Finance Minister Hyun Oh-seok (right) and Financial Services Commission chairman Shin Je-yoon (second from left) applaud during a New Year’s ceremony at Lotte Hotel in downtown Seoul hosted by the country’s top financial companies. (Yonhap News)
The government has decided to spend 65 percent of its annual budget during the first half of the year in a bid to revive the Korean economy, which is slumping under weak domestic demand and worsening external economic conditions.

The remainder of the budget will be reserved for the latter half of the year, officials said.

Further, the government appeared to be struggling to balance its spending to stay in line with policy initiatives to aim for even and sustainable growth throughout the year.

In a provisional meeting on Friday, the Cabinet approved a plan to allocate 65.4 percent of the country’s 309.7 trillion won ($293 billion) budget during the first half of this year.

More emphasis has been placed on the first quarter, as 40 percent of the amount allotted for the first six months of the year has been earmarked for the months of January, February and March.

“Government projects for stabilizing people’s livelihoods and boosting employment are assigned to be launched in the first half, whereas other cost-requiring contents have been evenly distributed throughout the year,” the Ministry of Strategy and Finance said in a press release.

The frontloading measure, now deemed to be the norm in Korea as a means for jumpstarting the economy, is less pronounced than in previous cases when some 70 percent or more was allotted in the first half of the year.

Last year, the government spent 71.6 percent of the annual budget during the first six months.
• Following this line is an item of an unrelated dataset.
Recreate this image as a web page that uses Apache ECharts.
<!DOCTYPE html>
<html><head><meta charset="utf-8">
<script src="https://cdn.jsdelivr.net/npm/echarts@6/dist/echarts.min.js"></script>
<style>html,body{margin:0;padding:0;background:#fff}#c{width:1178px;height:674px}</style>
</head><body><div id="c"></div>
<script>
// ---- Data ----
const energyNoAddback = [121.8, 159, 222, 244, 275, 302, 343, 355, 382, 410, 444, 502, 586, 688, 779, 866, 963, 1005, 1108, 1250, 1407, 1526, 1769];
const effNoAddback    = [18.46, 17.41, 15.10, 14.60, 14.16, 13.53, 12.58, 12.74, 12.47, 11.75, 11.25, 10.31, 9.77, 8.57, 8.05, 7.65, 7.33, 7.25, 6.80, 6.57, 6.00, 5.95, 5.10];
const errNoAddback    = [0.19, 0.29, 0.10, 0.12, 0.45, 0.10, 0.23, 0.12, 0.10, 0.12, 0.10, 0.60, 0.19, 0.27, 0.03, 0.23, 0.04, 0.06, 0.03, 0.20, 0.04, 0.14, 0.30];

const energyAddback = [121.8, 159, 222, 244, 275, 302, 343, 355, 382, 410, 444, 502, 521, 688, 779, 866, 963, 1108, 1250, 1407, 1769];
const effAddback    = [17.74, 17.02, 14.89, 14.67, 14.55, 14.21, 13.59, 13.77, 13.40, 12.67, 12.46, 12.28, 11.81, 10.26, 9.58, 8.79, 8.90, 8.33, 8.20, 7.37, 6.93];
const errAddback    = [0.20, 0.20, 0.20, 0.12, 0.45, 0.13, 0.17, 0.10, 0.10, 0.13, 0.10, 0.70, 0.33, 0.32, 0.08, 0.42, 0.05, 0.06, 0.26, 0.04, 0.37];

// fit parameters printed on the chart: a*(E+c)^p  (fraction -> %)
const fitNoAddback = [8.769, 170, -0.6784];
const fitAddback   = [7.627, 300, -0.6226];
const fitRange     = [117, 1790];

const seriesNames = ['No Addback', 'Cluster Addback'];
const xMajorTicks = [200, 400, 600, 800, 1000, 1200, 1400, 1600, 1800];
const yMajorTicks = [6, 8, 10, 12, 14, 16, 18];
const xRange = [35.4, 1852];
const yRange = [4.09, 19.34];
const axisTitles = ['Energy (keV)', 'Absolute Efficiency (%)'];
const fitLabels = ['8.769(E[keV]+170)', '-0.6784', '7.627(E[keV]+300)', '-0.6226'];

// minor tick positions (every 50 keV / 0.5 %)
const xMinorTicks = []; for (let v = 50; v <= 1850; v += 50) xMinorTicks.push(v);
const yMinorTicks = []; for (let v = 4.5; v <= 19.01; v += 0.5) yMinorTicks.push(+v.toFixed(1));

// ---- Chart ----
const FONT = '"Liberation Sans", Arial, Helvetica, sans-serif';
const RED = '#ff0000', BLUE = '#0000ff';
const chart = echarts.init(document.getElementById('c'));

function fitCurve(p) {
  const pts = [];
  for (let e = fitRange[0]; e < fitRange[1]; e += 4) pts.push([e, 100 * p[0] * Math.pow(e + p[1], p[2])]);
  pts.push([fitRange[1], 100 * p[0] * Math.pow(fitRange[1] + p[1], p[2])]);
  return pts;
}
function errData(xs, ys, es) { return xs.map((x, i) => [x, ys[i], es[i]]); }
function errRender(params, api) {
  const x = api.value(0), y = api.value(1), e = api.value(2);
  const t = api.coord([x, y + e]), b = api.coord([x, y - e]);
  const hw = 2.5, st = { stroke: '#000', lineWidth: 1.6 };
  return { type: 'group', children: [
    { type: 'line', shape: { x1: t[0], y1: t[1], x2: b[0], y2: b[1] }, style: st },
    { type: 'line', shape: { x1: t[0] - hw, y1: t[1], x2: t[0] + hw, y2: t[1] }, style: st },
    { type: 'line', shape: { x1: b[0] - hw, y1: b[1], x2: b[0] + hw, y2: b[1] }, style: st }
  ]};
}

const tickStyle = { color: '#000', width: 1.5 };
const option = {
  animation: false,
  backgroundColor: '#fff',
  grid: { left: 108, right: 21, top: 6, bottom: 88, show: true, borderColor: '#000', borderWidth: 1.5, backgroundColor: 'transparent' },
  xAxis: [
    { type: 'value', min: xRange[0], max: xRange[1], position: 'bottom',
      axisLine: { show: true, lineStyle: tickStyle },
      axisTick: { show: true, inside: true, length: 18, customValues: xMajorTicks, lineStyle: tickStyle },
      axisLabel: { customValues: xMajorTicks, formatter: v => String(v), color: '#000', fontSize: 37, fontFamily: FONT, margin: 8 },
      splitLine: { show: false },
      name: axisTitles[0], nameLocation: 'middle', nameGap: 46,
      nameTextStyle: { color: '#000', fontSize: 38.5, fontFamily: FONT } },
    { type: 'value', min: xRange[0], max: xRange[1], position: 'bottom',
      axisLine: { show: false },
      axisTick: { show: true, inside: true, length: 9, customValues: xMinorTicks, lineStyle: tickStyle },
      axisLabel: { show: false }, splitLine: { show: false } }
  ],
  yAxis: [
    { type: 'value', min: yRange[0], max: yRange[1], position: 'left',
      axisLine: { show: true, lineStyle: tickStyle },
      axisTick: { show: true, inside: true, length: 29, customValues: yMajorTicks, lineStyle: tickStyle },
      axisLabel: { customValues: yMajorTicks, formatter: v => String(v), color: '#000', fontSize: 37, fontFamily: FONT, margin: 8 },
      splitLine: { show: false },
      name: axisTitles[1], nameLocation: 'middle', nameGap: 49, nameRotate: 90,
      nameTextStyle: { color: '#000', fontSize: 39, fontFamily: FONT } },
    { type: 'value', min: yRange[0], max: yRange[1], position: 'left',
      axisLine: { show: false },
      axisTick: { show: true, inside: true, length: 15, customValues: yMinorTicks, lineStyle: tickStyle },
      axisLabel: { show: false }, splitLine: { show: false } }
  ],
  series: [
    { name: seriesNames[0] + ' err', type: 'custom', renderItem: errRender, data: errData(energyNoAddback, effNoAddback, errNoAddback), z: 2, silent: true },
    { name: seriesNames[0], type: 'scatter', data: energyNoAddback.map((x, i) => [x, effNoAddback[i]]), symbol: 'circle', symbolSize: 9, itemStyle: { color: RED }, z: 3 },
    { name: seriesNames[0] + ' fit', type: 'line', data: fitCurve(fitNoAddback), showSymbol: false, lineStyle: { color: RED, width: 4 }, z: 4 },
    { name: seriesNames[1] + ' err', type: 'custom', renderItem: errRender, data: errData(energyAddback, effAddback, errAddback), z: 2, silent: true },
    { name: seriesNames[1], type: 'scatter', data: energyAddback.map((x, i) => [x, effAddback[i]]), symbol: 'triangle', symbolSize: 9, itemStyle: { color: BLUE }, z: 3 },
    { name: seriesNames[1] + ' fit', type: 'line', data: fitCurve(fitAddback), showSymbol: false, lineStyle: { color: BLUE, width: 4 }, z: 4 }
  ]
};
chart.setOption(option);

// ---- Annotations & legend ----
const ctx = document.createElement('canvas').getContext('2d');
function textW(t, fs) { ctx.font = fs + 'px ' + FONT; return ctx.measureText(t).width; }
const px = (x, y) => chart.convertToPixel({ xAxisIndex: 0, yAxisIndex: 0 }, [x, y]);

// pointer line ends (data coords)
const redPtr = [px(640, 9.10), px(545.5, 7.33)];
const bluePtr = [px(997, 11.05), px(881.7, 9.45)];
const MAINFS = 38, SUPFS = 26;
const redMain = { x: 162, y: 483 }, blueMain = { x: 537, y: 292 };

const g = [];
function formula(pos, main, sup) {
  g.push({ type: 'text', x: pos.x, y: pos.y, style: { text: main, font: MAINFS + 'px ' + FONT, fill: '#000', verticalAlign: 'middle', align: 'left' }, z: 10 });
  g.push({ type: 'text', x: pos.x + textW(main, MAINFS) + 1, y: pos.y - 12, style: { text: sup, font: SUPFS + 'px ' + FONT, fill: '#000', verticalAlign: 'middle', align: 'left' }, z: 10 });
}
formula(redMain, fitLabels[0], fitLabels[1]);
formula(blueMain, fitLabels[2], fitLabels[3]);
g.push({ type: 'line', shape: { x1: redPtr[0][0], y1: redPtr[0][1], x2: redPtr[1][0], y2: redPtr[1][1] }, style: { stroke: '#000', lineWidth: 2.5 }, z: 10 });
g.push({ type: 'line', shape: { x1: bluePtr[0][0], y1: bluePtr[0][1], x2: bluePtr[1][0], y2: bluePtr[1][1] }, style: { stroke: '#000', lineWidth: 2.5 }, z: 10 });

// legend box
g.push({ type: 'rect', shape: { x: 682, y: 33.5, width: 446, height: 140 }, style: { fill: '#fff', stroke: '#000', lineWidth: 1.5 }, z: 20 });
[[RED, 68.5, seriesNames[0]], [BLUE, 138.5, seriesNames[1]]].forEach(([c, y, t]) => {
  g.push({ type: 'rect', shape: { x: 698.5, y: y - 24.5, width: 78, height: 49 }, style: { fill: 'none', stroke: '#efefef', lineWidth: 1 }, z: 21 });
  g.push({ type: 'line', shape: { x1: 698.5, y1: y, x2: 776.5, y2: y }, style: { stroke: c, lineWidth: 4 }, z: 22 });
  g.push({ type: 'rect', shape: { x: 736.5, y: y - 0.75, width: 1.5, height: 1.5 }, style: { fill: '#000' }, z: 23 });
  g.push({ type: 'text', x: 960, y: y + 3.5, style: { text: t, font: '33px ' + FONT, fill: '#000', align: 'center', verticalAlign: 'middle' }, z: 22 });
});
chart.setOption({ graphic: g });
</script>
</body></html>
In 2009 and 2010, shortly after the global financial crisis, the figures reached 70 percent and 69.8 percent, respectively.

Considering that the budget allocation amount is always higher than the amount actually spent, many observers saw this year’s budget allocation as “conservative.”
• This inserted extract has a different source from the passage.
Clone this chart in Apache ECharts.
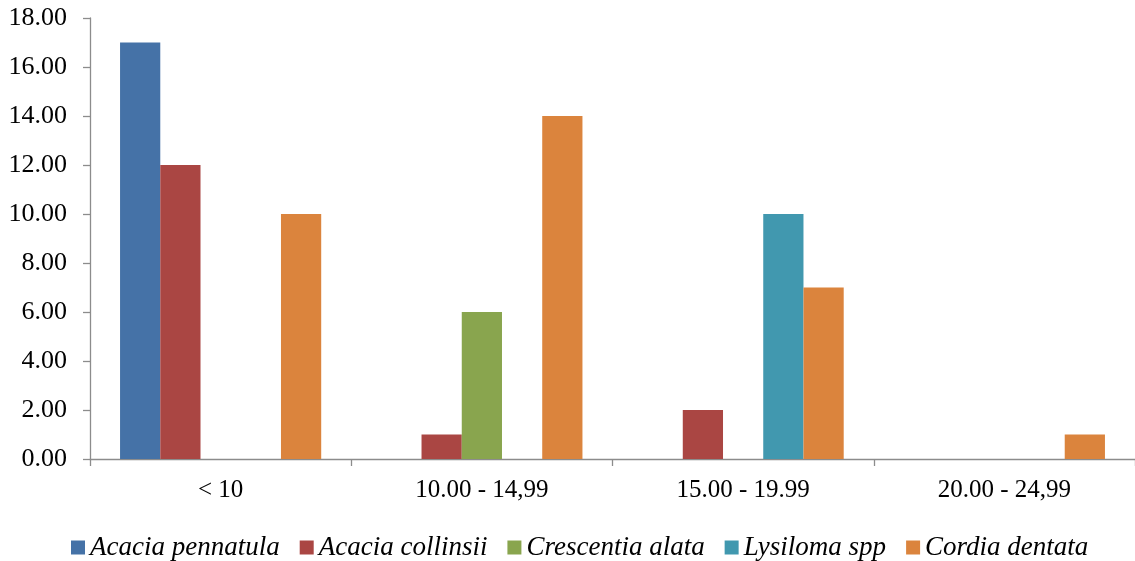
<!DOCTYPE html>
<html>
<head>
<meta charset="utf-8">
<script src="https://cdn.jsdelivr.net/npm/echarts@6/dist/echarts.min.js"></script>
<style>
  html, body { margin: 0; padding: 0; background: #ffffff; }
  #chart { width: 1135px; height: 561px; }
</style>
</head>
<body>
<div id="chart"></div>
<script>
// Diameter classes (cm)
const categories = ['< 10', '10.00 - 14,99', '15.00 - 19.99', '20.00 - 24,99'];

// Number of trees per species in each class
const acaciaPennatula = [17, 0, 0, 0];
const acaciaCollinsii = [12, 1, 2, 0];
const crescentiaAlata = [0, 6, 0, 0];
const lysilomaSpp = [0, 0, 10, 0];
const cordiaDentata = [10, 14, 7, 1];

const speciesNames = ['Acacia pennatula', 'Acacia collinsii', 'Crescentia alata', 'Lysiloma spp', 'Cordia dentata'];
const speciesValues = [acaciaPennatula, acaciaCollinsii, crescentiaAlata, lysilomaSpp, cordiaDentata];
const speciesColors = ['#4572A7', '#AA4643', '#89A54E', '#4198AF', '#DB843D'];

const FONT = '"Liberation Serif", "Times New Roman", serif';
const AXIS_GRAY = '#8c8c8c';

const chart = echarts.init(document.getElementById('chart'), null, { renderer: 'canvas' });

chart.setOption({
  animation: false,
  backgroundColor: '#ffffff',
  textStyle: { fontFamily: FONT, color: '#000' },
  grid: { left: 90, top: 18, width: 1048, height: 441, containLabel: false },
  legend: {
    top: 529,
    left: 66,
    itemWidth: 14,
    itemHeight: 14,
    itemGap: 20,
    icon: 'rect',
    textStyle: { fontFamily: FONT, fontSize: 27, fontStyle: 'italic', color: '#000' },
    data: speciesNames
  },
  xAxis: {
    type: 'category',
    data: categories,
    axisLine: { lineStyle: { color: AXIS_GRAY, width: 1.3 } },
    axisTick: { show: true, length: 7, lineStyle: { color: AXIS_GRAY, width: 1.3 } },
    axisLabel: { fontFamily: FONT, fontSize: 25, color: '#000', margin: 19 },
    splitLine: { show: false }
  },
  yAxis: {
    type: 'value',
    min: 0,
    max: 18,
    interval: 2,
    axisLine: { show: true, lineStyle: { color: AXIS_GRAY, width: 1.3 } },
    axisTick: { show: true, length: 7, lineStyle: { color: AXIS_GRAY, width: 1.3 } },
    axisLabel: {
      fontFamily: FONT,
      fontSize: 26,
      color: '#000',
      margin: 23,
      formatter: v => v.toFixed(2)
    },
    splitLine: { show: false }
  },
  series: speciesNames.map((name, i) => ({
    name: name,
    type: 'bar',
    data: speciesValues[i],
    barGap: '0%',
    barCategoryGap: '23%',
    itemStyle: { color: speciesColors[i] }
  }))
});
</script>
</body>
</html>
This compromise in the government’s financial strategy appeared to reflect the Finance Ministry’s plans for pursuing even and sustainable growth for the entire year.

Last year, the ministry’s economic policy director Kim Cheol-joo told reporters, “Both the Finance Ministry and the Bank of Korea agreed that the economy should see steady growth next year (2014).”

The average growth rate of each half of this year is likely to be between 3.5 percent and 4 percent compared to the previous half, the official added.

Even with the budget allocation strategy in place, the Park Geun-hye government is faced with other financial issues, including how to secure enough revenue without raising the tax rates.

Deputy Prime Minister and Finance Minister Hyun Oh-seok on Thursday stressed the importance of expanding the sources of tax revenue instead of increasing tax rates.

“When seeking to increase the amount of tax revenues, one usually thinks of a tax rate hike. But this is not the appropriate way of approaching the issue,” Hyun told reporters on Thursday during his visit to Jeonju, North Jeolla Province.

The National Assembly on Wednesday passed a revision tax bill to expand the lower income limit of the upper tax bracket from 300 million won down to 150 million won. The measure is to increase the number of subject taxpayers from 41,000 to 132,000.

“(The expansion of the high-amount taxpayers’ group) caused backlash but can no longer be delayed (in order to increase tax revenue),” the finance minister said.